The U.S. team was in search of its fourth bronze medal at the World Championships. The first three came in 1962, 1996 (also when coached by Wilson), and 2004.
The U.S. squad came to Berne, Switzerland with one of the youngest teams in the tournament, averaging 24.80 years of age, and with several questions, especially in goal. But journeyman netminder Robert Esche, who spent the season staring down Russian shooters in the Kontinental Hockey League, proved he is deserving of another shot in the NHL. His .891 save percentage and a 3.12 goals-against average doesn’t tell the whole story. He stood tall when he had to, weathering the Finnish onslaught early on in the quarterfinal game until the U.S. scorers found their aim.
The Americans opened the tournament with wins against Latvia (4-2) and Austria (6-1) before falling to Sweden, 6-5, in overtime. Despite winning only one of its three games in the qualification round, the U.S. punched its ticket to the quarterfinals, where Esche stood strong with a 47-save performance.
“We got unbelievable goaltending, especially in the first period when we needed it most,” said Wilson.
Offensively the U.S. squad was led by its blueline corps, including John-Michael Liles (1 goal, 8 assists), Jack Johnson (5 goals, 2 assists) and Ron Hainsey (2 goals, 4 assists). Up front, team captain Dustin Brown provided the spark with his aggressive play and timely contributions (3 goals, 5 assists).
Wilson said the tournament was a learning experience about European hockey for himself and the U.S. team nine months before the Olympics tournament in Vancouver.
“My focus is entirely on the Olympics Games. I have a couple of young assistants who are capable,” Wilson said. “With NHL referees at the Olympic Games, it’s exactly what the best players in the league need.”
Olympic Roster Deadline
The IIHF Congress determined that teams participating in the 2010 Olympics in Vancouver will have to name their men's rosters no later than Dec. 31, 2009.
Each team is permitted to register and enter a maximum of 20 players and three goaltenders into the Olympics tournament. No additional players can be added to the rosters once the maximum number of players is entered.

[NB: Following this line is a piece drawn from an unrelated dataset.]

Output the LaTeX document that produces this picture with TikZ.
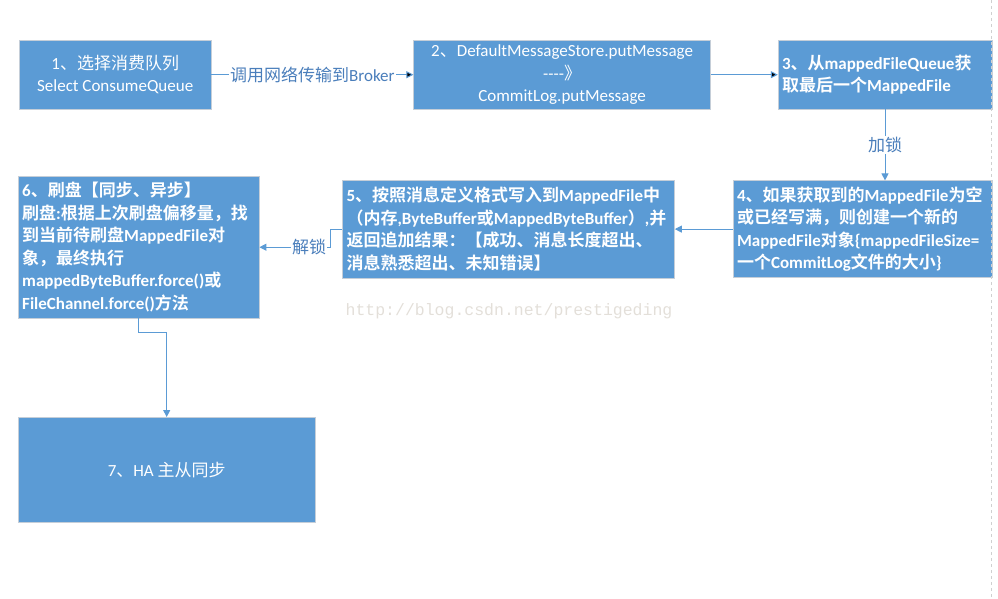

The Men’s Olympic ice hockey tournament is set to start on Feb. 16, with the United States taking on Switzerland. The gold-medal game will take place on Feb. 28, the final day of the Olympics.
As part of its preparation for the 2010 Olympic Winter Games, USA Hockey will stage an Olympic Orientation Camp Aug. 17-19 at the Seven Bridges Arena in Woodbridge, Ill., a suburb of Chicago.
Women’s U18 To Be Contested On U.S. Soil
The U.S. Women’s Under 18 Team will go for the threepeat on home soil as USA Hockey was selected to host the 2010 IIHF World Women’s U18 Championship by the IIHF Council in Berne, Switzerland.
The tentative dates for the championship are March 27-April 3. USA Hockey will announce a host for the 2010 IIHF World Women’s U18 Championship in the coming months.
The event, which was first staged in 2008, includes eight teams. The U.S. has won the gold medal at the first two championships.
USA Hockey is coming off hosting the highly successful 2009 IIHF World Men’s U18 Championship in Fargo, N.D., and Moorhead, Minn.
The World Under 20 Championship will be held in Buffalo, N.Y., in 2011 and the World Women’s Championship will be held on U.S. soil in 2012.
COACH OF THE MONTH
Meghan Hishmeh is more than just your average hockey mom. While her three sons are at hockey practice, so is she, but not as a concerned parent. She is the coach of the Peewee B New Jersey Bandits, leading the team to an undefeated record this season.
Prior to working with the Bandits, she was the head coach of the Princeton Day School Girls’ Varsity team, leading them to a state title in 2000.
A former three-year captain at the University of Vermont, Hishmeh has been a
USA Hockey official for nine seasons, and has worked at the IIHF Women’s World Championships for the past two years.
While involved in all facets of the game, Hishmeh is more than just a coach or a referee. She is a teacher, stressing good grades and smart hockey, bringing out the best in each player.